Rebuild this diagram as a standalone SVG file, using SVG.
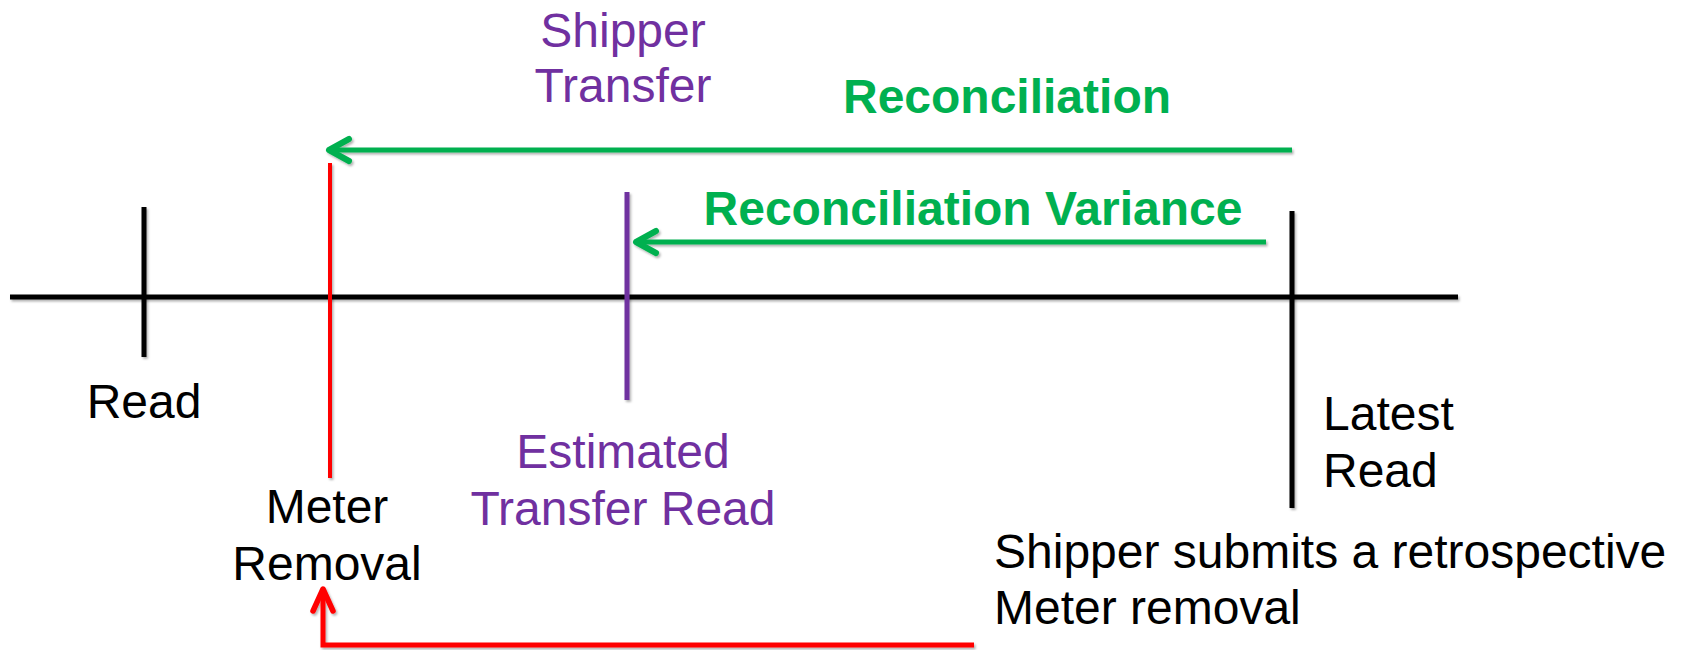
<svg xmlns="http://www.w3.org/2000/svg" width="1682" height="650" viewBox="0 0 1682 650">
<style>
text{font-family:"Liberation Sans",Arial,sans-serif;font-size:48px}
.blk{fill:#000}
.pur{fill:#7030A0}
.grn{fill:#00B050;font-weight:bold}
.ln{fill:none;stroke-linecap:butt;filter:url(#sh)}
</style>
<defs>
<filter id="sh" filterUnits="userSpaceOnUse" x="0" y="0" width="1682" height="650">
<feDropShadow dx="1.5" dy="2" stdDeviation="1.2" flood-color="#000" flood-opacity="0.3"/>
</filter>
<marker id="ag" markerUnits="userSpaceOnUse" markerWidth="40" markerHeight="40" viewBox="-30 -20 40 40" refX="0" refY="0" orient="auto">
<path d="M-20,-11 L0,0 L-20,11" fill="none" stroke="#00B050" stroke-width="6" stroke-linecap="round" stroke-linejoin="round"/>
</marker>
<marker id="ar" markerUnits="userSpaceOnUse" markerWidth="40" markerHeight="40" viewBox="-30 -20 40 40" refX="0" refY="0" orient="auto">
<path d="M-22,-10 L0,0 L-22,10" fill="none" stroke="#FF0000" stroke-width="5.5" stroke-linecap="round" stroke-linejoin="round"/>
</marker>
</defs>
<rect width="1682" height="650" fill="#fff"/>

<g id="timeline">
<line class="ln" x1="10" y1="297" x2="1458" y2="297" stroke="#000" stroke-width="5"/>
</g>

<g id="read">
<line class="ln" x1="144" y1="207" x2="144" y2="357" stroke="#000" stroke-width="5"/>
<text class="blk" x="144" y="418" text-anchor="middle">Read</text>
</g>

<g id="meter-removal">
<line class="ln" x1="330" y1="163" x2="330" y2="478" stroke="#FF0000" stroke-width="4"/>
<text class="blk" x="327" y="523" text-anchor="middle">Meter</text>
<text class="blk" x="327" y="580" text-anchor="middle">Removal</text>
</g>

<g id="shipper-transfer">
<line class="ln" x1="627" y1="192" x2="627" y2="400" stroke="#7030A0" stroke-width="5"/>
<text class="pur" x="623" y="47" text-anchor="middle">Shipper</text>
<text class="pur" x="623" y="102" text-anchor="middle">Transfer</text>
<text class="pur" x="623" y="468" text-anchor="middle">Estimated</text>
<text class="pur" x="623" y="525" text-anchor="middle">Transfer Read</text>
</g>

<g id="latest-read">
<line class="ln" x1="1292" y1="211" x2="1292" y2="508" stroke="#000" stroke-width="5"/>
<text class="blk" x="1323" y="430">Latest</text>
<text class="blk" x="1323" y="487">Read</text>
</g>

<g id="retro-note">
<text class="blk" x="994" y="568">Shipper submits a retrospective</text>
<text class="blk" x="994" y="624">Meter removal</text>
</g>

<g id="labels">
<text class="grn" x="1007" y="113" text-anchor="middle">Reconciliation</text>
<text class="grn" x="973" y="225" text-anchor="middle">Reconciliation Variance</text>
</g>

<g id="connectors">
<line class="ln" x1="1292" y1="150" x2="329" y2="150" stroke="#00B050" stroke-width="5" marker-end="url(#ag)"/>
<line class="ln" x1="1266" y1="242" x2="636" y2="242" stroke="#00B050" stroke-width="5" marker-end="url(#ag)"/>
<polyline class="ln" points="974,645 323,645 323,589" stroke="#FF0000" stroke-width="5" marker-end="url(#ar)"/>
</g>
</svg>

┄┄┄┄┄┄┄┄┄┄┄┄┄┄┄┄┄┄┄┄

Repeat the listing above exactly, with no pictures.

Rebuild this diagram as a standalone SVG file, using SVG.
<svg xmlns="http://www.w3.org/2000/svg" width="1682" height="650" viewBox="0 0 1682 650">
<style>
text{font-family:"Liberation Sans",Arial,sans-serif;font-size:48px}
.blk{fill:#000}
.pur{fill:#7030A0}
.grn{fill:#00B050;font-weight:bold}
.ln{fill:none;stroke-linecap:butt;filter:url(#sh)}
</style>
<defs>
<filter id="sh" filterUnits="userSpaceOnUse" x="0" y="0" width="1682" height="650">
<feDropShadow dx="1.5" dy="2" stdDeviation="1.2" flood-color="#000" flood-opacity="0.3"/>
</filter>
<marker id="ag" markerUnits="userSpaceOnUse" markerWidth="40" markerHeight="40" viewBox="-30 -20 40 40" refX="0" refY="0" orient="auto">
<path d="M-20,-11 L0,0 L-20,11" fill="none" stroke="#00B050" stroke-width="6" stroke-linecap="round" stroke-linejoin="round"/>
</marker>
<marker id="ar" markerUnits="userSpaceOnUse" markerWidth="40" markerHeight="40" viewBox="-30 -20 40 40" refX="0" refY="0" orient="auto">
<path d="M-22,-10 L0,0 L-22,10" fill="none" stroke="#FF0000" stroke-width="5.5" stroke-linecap="round" stroke-linejoin="round"/>
</marker>
</defs>
<rect width="1682" height="650" fill="#fff"/>

<g id="timeline">
<line class="ln" x1="10" y1="297" x2="1458" y2="297" stroke="#000" stroke-width="5"/>
</g>

<g id="read">
<line class="ln" x1="144" y1="207" x2="144" y2="357" stroke="#000" stroke-width="5"/>
<text class="blk" x="144" y="418" text-anchor="middle">Read</text>
</g>

<g id="meter-removal">
<line class="ln" x1="330" y1="163" x2="330" y2="478" stroke="#FF0000" stroke-width="4"/>
<text class="blk" x="327" y="523" text-anchor="middle">Meter</text>
<text class="blk" x="327" y="580" text-anchor="middle">Removal</text>
</g>

<g id="shipper-transfer">
<line class="ln" x1="627" y1="192" x2="627" y2="400" stroke="#7030A0" stroke-width="5"/>
<text class="pur" x="623" y="47" text-anchor="middle">Shipper</text>
<text class="pur" x="623" y="102" text-anchor="middle">Transfer</text>
<text class="pur" x="623" y="468" text-anchor="middle">Estimated</text>
<text class="pur" x="623" y="525" text-anchor="middle">Transfer Read</text>
</g>

<g id="latest-read">
<line class="ln" x1="1292" y1="211" x2="1292" y2="508" stroke="#000" stroke-width="5"/>
<text class="blk" x="1323" y="430">Latest</text>
<text class="blk" x="1323" y="487">Read</text>
</g>

<g id="retro-note">
<text class="blk" x="994" y="568">Shipper submits a retrospective</text>
<text class="blk" x="994" y="624">Meter removal</text>
</g>

<g id="labels">
<text class="grn" x="1007" y="113" text-anchor="middle">Reconciliation</text>
<text class="grn" x="973" y="225" text-anchor="middle">Reconciliation Variance</text>
</g>

<g id="connectors">
<line class="ln" x1="1292" y1="150" x2="329" y2="150" stroke="#00B050" stroke-width="5" marker-end="url(#ag)"/>
<line class="ln" x1="1266" y1="242" x2="636" y2="242" stroke="#00B050" stroke-width="5" marker-end="url(#ag)"/>
<polyline class="ln" points="974,645 323,645 323,589" stroke="#FF0000" stroke-width="5" marker-end="url(#ar)"/>
</g>
</svg>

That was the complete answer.